5. Load up on the coriander! And as always, try to get your hands on fresh coriander
6. As a general rule, try to get everything fresh here
7. Keep in mind that the longer the green chilis sit in the curry, the more of a chance they get to infuse their spice into the curry. If you don’t want a super hot curry, don’t add in the green chilis until serving time.
8. A prawn Karahi is absolutely perfect served with a zesty salad with some red onions (to balance out the lack of onions in the curry) and some naan. Yum!
On to the recipe! If you recreate this recipe, I’d love to see a picture! You can tag me in your cooks on Instagram @fatima.cooks!
Enjoy, with love x
- 0.5 cup oil or ghee
- 2 heaped tbsp minced garlic, preferably fresh
- 2 heaped tbsp minced ginger, preferably fresh
- 500g tomatoes (fresh or tinned), pureed in a blender
- 450g raw prawns (250g if using precooked prawns)
- 4 fresh green chillis, halved
- 1.5 tsp salt, or to taste
- 3 tsp paprika or Kashmiri red chilli powder
- 0.5 tsp turmeric
- 2 tsp cumin powder
- 1 tsp coriander powder
- 0.5 tsp kalonji (black seeds)
- 0.75 tsp sugar
- 1 tsp red chilli powder
- Half a bunch chopped coriander
- 2 green chillis, quartered
- Fresh ginger cut into matchstick slices, as much as desired
- 1tsp kalonji (black seeds)
- Heat the oil in a pan, wok or pot. Once the oil is hot, flash fry the prawns for one minute. Set aside
- In the same oil, add in the minced ginger and garlic and fry for 2 minutes
- Add all the spices and green chillis. Fry for a minute
- Add the tomatoes. Cook this on high heat, stirring. Allow this to cook for 5-10 minutes, until the gravy is thick and you can see oil separating around the edge of the pan. You'll also see a lot of holes bubbling in the gravy. This is ideal!
- Once the gravy is ready, add back the prawns and continue to cook this on high for a further 5 minutes (7-8 minutes for jumbo prawns)
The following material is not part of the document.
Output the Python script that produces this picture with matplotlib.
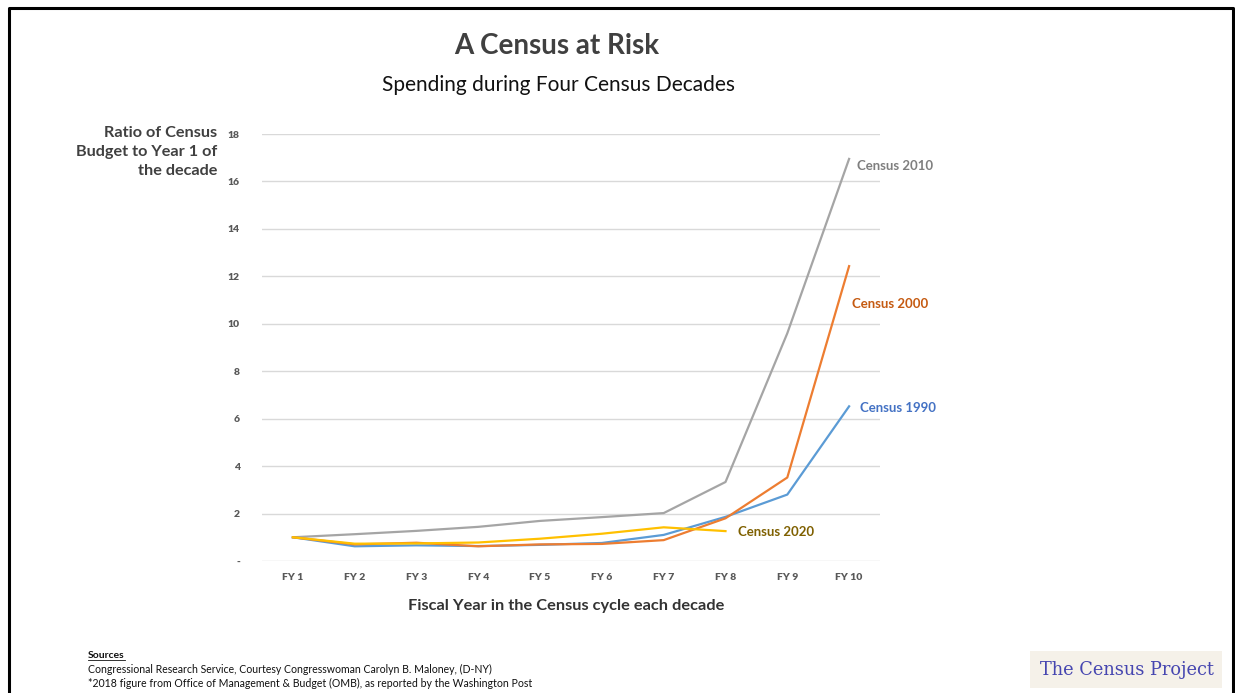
import matplotlib.pyplot as plt
from matplotlib.patches import Rectangle

years = ["FY 1", "FY 2", "FY 3", "FY 4", "FY 5", "FY 6", "FY 7", "FY 8", "FY 9", "FY 10"]
census_1990 = [1.0, 0.62, 0.66, 0.63, 0.68, 0.76, 1.1, 1.86, 2.8, 6.52]
census_2000 = [1.0, 0.70, 0.77, 0.62, 0.70, 0.72, 0.88, 1.8, 3.52, 12.43]
census_2010 = [1.0, 1.13, 1.27, 1.44, 1.69, 1.85, 2.02, 3.33, 9.6, 16.95]
census_2020 = [1.0, 0.73, 0.74, 0.78, 0.94, 1.15, 1.42, 1.26]

plt.rcParams['font.family'] = ['Lato', 'DejaVu Sans']

fig = plt.figure(figsize=(12.35, 6.93), dpi=100)
ax = fig.add_axes([262 / 1235, 1 - 561 / 693, 618 / 1235, 427 / 693])

x = list(range(1, len(years) + 1))
ax.plot(x, census_2010, color="#a5a5a5", lw=1.6)
ax.plot(x, census_1990, color="#5b9bd5", lw=1.6)
ax.plot(x, census_2000, color="#ed7d31", lw=1.6)
ax.plot(x[:len(census_2020)], census_2020, color="#ffc000", lw=1.6)

# end-of-line series labels
ax.text(10.13, 16.65, "Census 2010", color="#7f7f7f", fontsize=9.5,
        fontweight="bold", va="center")
ax.text(10.05, 10.85, "Census 2000", color="#c55a11", fontsize=9.5,
        fontweight="bold", va="center")
ax.text(10.17, 6.47, "Census 1990", color="#4472c4", fontsize=9.5,
        fontweight="bold", va="center")
ax.text(8.2, 1.23, "Census 2020", color="#7f6000", fontsize=9.5,
        fontweight="bold", va="center")

ax.set_xlim(0.5, 10.5)
ax.set_ylim(0, 18)
ax.set_yticks(range(0, 19, 2))
ax.set_yticklabels(["-"] + [str(v) for v in range(2, 19, 2)])
ax.set_xticks(x)
ax.set_xticklabels(years)
ax.tick_params(length=0, labelsize=7.5, labelcolor="#595959", pad=9)
for lab in ax.get_xticklabels() + ax.get_yticklabels():
    lab.set_fontweight("heavy")
ax.yaxis.set_tick_params(pad=16)
ax.grid(axis="y", color="#d9d9d9", lw=1)
ax.set_axisbelow(True)
for s in ax.spines.values():
    s.set_visible(False)

fig.text(557 / 1235, 1 - 46 / 693, "A Census at Risk", ha="center", va="center",
         fontsize=20, fontweight="bold", color="#404040")
fig.text(559 / 1235, 1 - 85 / 693, "Spending during Four Census Decades", ha="center",
         va="center", fontsize=15, color="#111111")
fig.text(217 / 1235, 1 - 152 / 693, "Ratio of Census\nBudget to Year 1 of\nthe decade",
         ha="right", va="center", fontsize=11.7, fontweight="bold", color="#404040",
         linespacing=1.45)
fig.text(566 / 1235, 1 - 606 / 693, "Fiscal Year in the Census cycle each decade",
         ha="center", va="center", fontsize=11.8, fontweight="bold", color="#333333")

fig.text(88 / 1235, 1 - 655 / 693, "Sources", fontsize=7.5, fontweight="bold",
         va="center", color="#111111")
fig.add_artist(plt.Line2D([88 / 1235, 125 / 1235], [1 - 660 / 693] * 2, color="#111111", lw=0.6))
fig.text(88 / 1235, 1 - 669 / 693,
         "Congressional Research Service, Courtesy Congresswoman Carolyn B. Maloney, (D-NY)",
         fontsize=7.6, va="center", color="#111111")
fig.text(88 / 1235, 1 - 683 / 693,
         "*2018 figure from Office of Management & Budget (OMB), as reported by the Washington Post",
         fontsize=7.6, va="center", color="#111111")

# logo block, bottom right
fig.add_artist(Rectangle((1030 / 1235, 1 - 688 / 693), 192 / 1235, 37 / 693,
                         transform=fig.transFigure, facecolor="#f1ece1", edgecolor="none",
                         alpha=0.7))
fig.text(1127 / 1235, 1 - 670 / 693, "The Census Project", ha="center",
         va="center", fontsize=12.8, family="DejaVu Serif", color="#4646b0")

# slide frame (open at the bottom)
fig.add_artist(plt.Line2D([9 / 1235, 9 / 1235, 1233 / 1235, 1233 / 1235],
                          [0, 1 - 8 / 693, 1 - 8 / 693, 0], color="black", lw=2.2,
                          transform=fig.transFigure))

fig.savefig("out.png", dpi=100)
- Your prawn karahi is ready! Garnish with freshly chopped coriander, matchstick-cut ginger, kalonji seeds and green chillis.
If you don't intend to serve your prawn karahi immediately, do not add in the garnishes. Garnishes should be added just before serving.
Please keep in mind, the longer the green chillis sit in the curry the longer they will have to infuse their heat into the masala. If you do not want a super hot curry, do not allow the green chillis to infuse for long or reduce the number of green chillis added
I have used paprika/Kashmiri red chilli powder due to its vibrant colour and mild flavour. The green chillis should do the job of adding heat to the curry. If you feel it isn't hot enough for you, feel free to increase the red chili powder in the curry.